Despite Implementation of Emergency Interim Rule, Controversy Continues
On the Big Island of Hawaii there is trouble in the esteemed gourmet coffee growing area known as Kona Coffee Country. The cause of this problem is a significant infestation of the Coffee Berry Borer which has now been found on dozens of Kona coffee farms.
There are no easy solutions to an infestation of the Coffee Berry Borer, the world’s most harmful coffee pest. Insecticides are only effective in killing the Coffee Berry Borer before the beetle breaks through the skin of the coffee cherry (coffee fruit). In addition some chemicals which might be effective are potentially dangerous to humans and harmful to the environment and thus illegal in the United States.
Some countries that have suffered from Coffee Berry Borer infestations and continue to deal with the pest have tried various methods including introducing wasps and other parasitoids that prey on the borer. Also tried have been ant species and various fungi, yet all of these methods have proved largely ineffective.
Preserving the Brand: Kona coffee
In Hawaii’s Kona Coffee Belt a serious debate has been occurring on how to preserve the high quality and excellent reputation of the premium gourmet coffees of Kona, including the esteemed Kona Peaberry coffee, in the face of the coffee beetle infestation. All of the farmers who are growing Kona coffee are invested in solving this potential major crisis.
Organic coffee farmers have added concerns in that some of the treatments prescribed for green coffee beans involve fumigants that would nullify the beans’ organic status. For this reason alternate treatment methods have been allowed so the organic beans stay organic.
Still there remains disagreements between the small farmers and the large processors on how to best deal with the Coffee Berry Borer infestation and what new laws should be in place as well as what fumigants should be required or even allowed.
Some farmers have noted that the Advisory Panel that first recommended a quarantine did not specifically refer to the chemical fumigant methyl bromide but when the Hawaii Board of Agriculture later met to take up the recommendation it included the suggested use of the chemical gas in the Interim Quarantine Rule it passed, which went into effect on December 2, 2010.
The use of methyl bromide has been widely criticized due to its known carcinogenic properties as well as its harmful effect on Earth’s environment.

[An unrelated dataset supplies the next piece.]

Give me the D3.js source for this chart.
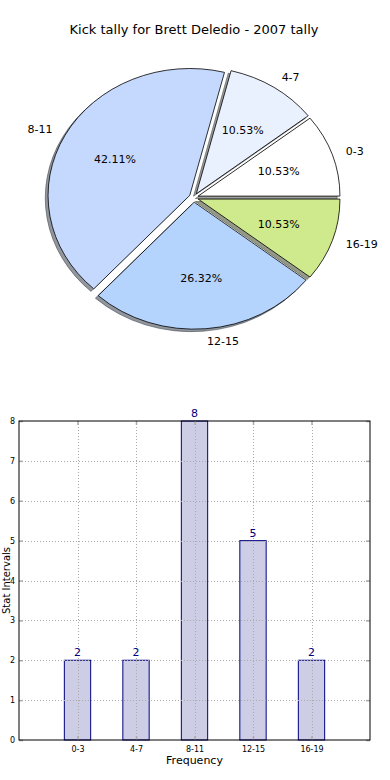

It’s use was banned by the Montreal Protocol that the U.S. signed in 1987 yet loopholes have allowed its continued use primarily because another equally effective gas has not yet been found.
Kona coffee is one of the world’s premium gourmet coffees, however, and many Kona coffee farmers and others associated with the industry fear that if Kona coffee becomes associated with methyl bromide it will cause damage to Kona coffee’s reputation.
Large processors counter that Hawaii’s coffee crops must be protected or the pest could spread to other areas of the state where there are large coffee plantations as well as small farms which are not yet infested with the Coffee Berry Borer.
This is a huge issue given the large coffee plantations on other Hawaiian Islands, and some believe it is best to use all available means to stop this incredibly harmful pest which causes an estimated $500 million damage to coffee crops each year and in some areas has ruined as much as 90% of a coffee crop.
Some prominent groups of Kona Coffee farmers have indicated that they will appeal the rules and even ask for help from Governor-elect Abercrombie in regards to this issue including a possible rescinding of the emergency Interim Quarantine Rule that was approved by the Hawaii Department of Agriculture.
The bottom line is that some uncertainty remains on how to deal with this issue as well as how it will effect, in both the short and long term, the premier Kona Coffee industry.
There is a general consensus among those in the coffee industry who have dealt with this coffee pest that once the Coffee Berry Borer is established in a coffee growing region, as it is in Kona, it cannot be completely eliminated but only controlled, and its further spread prevented.
The current Interim Quarantine Rule restricts the movement of green coffee beans which have been processed and milled but not yet roasted. The quarantine also applies to coffee plants, coffee plant parts including coffee cherry, and coffee bags.
If they are transported within the State of Hawaii they must be treated with either methyl bromide, ProFume, or a heat treatment at 315 degrees Fahrenheit for at least five minutes, which is the method likely to be used by organic coffee farmers. Also approved was an alternative six-step process suitable for organic farmers. (See Kona Coffee Berry Borer Quarantine Update.)
Measures such as pruning the coffee plants properly and keeping the ground free of all fallen coffee cherry are some of the important steps to be taken to control the pest. Care needs to be taken during harvesting and processing to not cause further spread of the pest.